Anyway, so these return-to-office movements mean a return to the commute – which is not too bad. The trains are not overly crowded, and people only occasionally make horrendous coughing sounds in my vicinity, and the V/Line mostly runs on time. And the bonus is, now that I live in the back of beyond, my commute opens up a potentially glorious extra hour of productivity where I can pop open my laptop and achieve work goals while the countryside whizzes by.
But the reality is this is actually impossible. The V/Line does not have Wi-Fi – free or otherwise – and attempting to use your own internet connection is a good way to discover which parts of Victoria have terrible internet coverage. When I hook up my laptop to my mobile hotspot – even though I’m forking out for the fancy Telstra network – it drops out for most of the trip.
So instead of using this travel time to tick some work boxes, I’m sitting there waiting for websites to load and staring at the paddocks out the window. Not the best use of my time, although I did see two Shetland ponies wearing coats yesterday, so that was pretty cute.

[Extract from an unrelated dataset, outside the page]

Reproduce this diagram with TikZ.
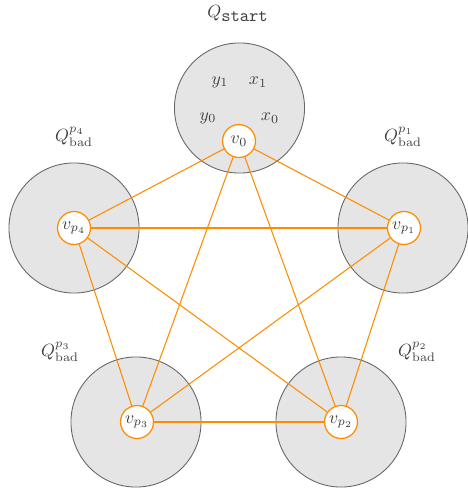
\documentclass[tikz,border=0pt]{standalone}
\definecolor{edgeorange}{RGB}{255,140,0}
\begin{document}
\begin{tikzpicture}[x=0.565pt,y=-0.565pt,
  region/.style={circle,draw=black!60,fill=black!10,line width=0.5pt,minimum size=73.5pt,inner sep=0pt},
  vtx/.style={circle,draw=edgeorange,fill=white,line width=0.7pt,minimum size=18.6pt,inner sep=0.5pt,text=black!75},
  lbl/.style={text=black!75,inner sep=0pt},
  edge/.style={draw=edgeorange,line width=0.6pt}]
\useasboundingbox (0,0) rectangle (468,491);
% regions
\node[region] (Rs) at (239.5,108) {};
\node[region] (R1) at (403,228) {};
\node[region] (R2) at (341,422) {};
\node[region] (R3) at (136,422) {};
\node[region] (R4) at (74,228) {};
% labels
\node[lbl,anchor=base] (Ls) at (238,18) {$Q_{\hbox{\ttfamily start}}$};
\node[lbl] (L1) at (403,137) {$Q^{p_1}_{\mathrm{bad}}$};
\node[lbl] (L4) at (74,137) {$Q^{p_4}_{\mathrm{bad}}$};
\node[lbl] (L3) at (60,352) {$Q^{p_3}_{\mathrm{bad}}$};
\node[lbl] (L2) at (417,352) {$Q^{p_2}_{\mathrm{bad}}$};
% inner variables
\node[lbl] (y1) at (220,82) {$y_1$};
\node[lbl] (x1) at (258,82) {$x_1$};
\node[lbl] (y0) at (208,118) {$y_0$};
\node[lbl] (x0) at (270,118) {$x_0$};
% vertices
\node[vtx] (v0) at (239,141) {$v_0$};
\node[vtx] (v1) at (404,228) {$v_{p_1}$};
\node[vtx] (v2) at (341,422) {$v_{p_2}$};
\node[vtx] (v3) at (137,422) {$v_{p_3}$};
\node[vtx] (v4) at (74,228) {$v_{p_4}$};
% edges
\foreach \a/\b in {v0/v1,v0/v2,v0/v3,v0/v4,v1/v2,v1/v3,v1/v4,v2/v3,v2/v4,v3/v4}
  \draw[edge] (\a) -- (\b);
\end{tikzpicture}
\end{document}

Surely it’s time for VLine to chug into the 21st century and install free Wi-Fi on all their trains. It seems a startling oversight that this is not already a thing – some state Liberals promised it several years ago but it never took off – but I think the time is right now that much of Melbourne’s population has left the city for our beautiful regions.
I’m not asking for much – I can cope with the fact that a V/Line inspector is never going to bow courteously after checking my ticket, and I will never be offered an ice-cold can of Sapporo to enjoy on my trip, but providing free Wi-Fi could make up for these rail fails and make V/Line a train system Victorians can be truly proud of – and productive on.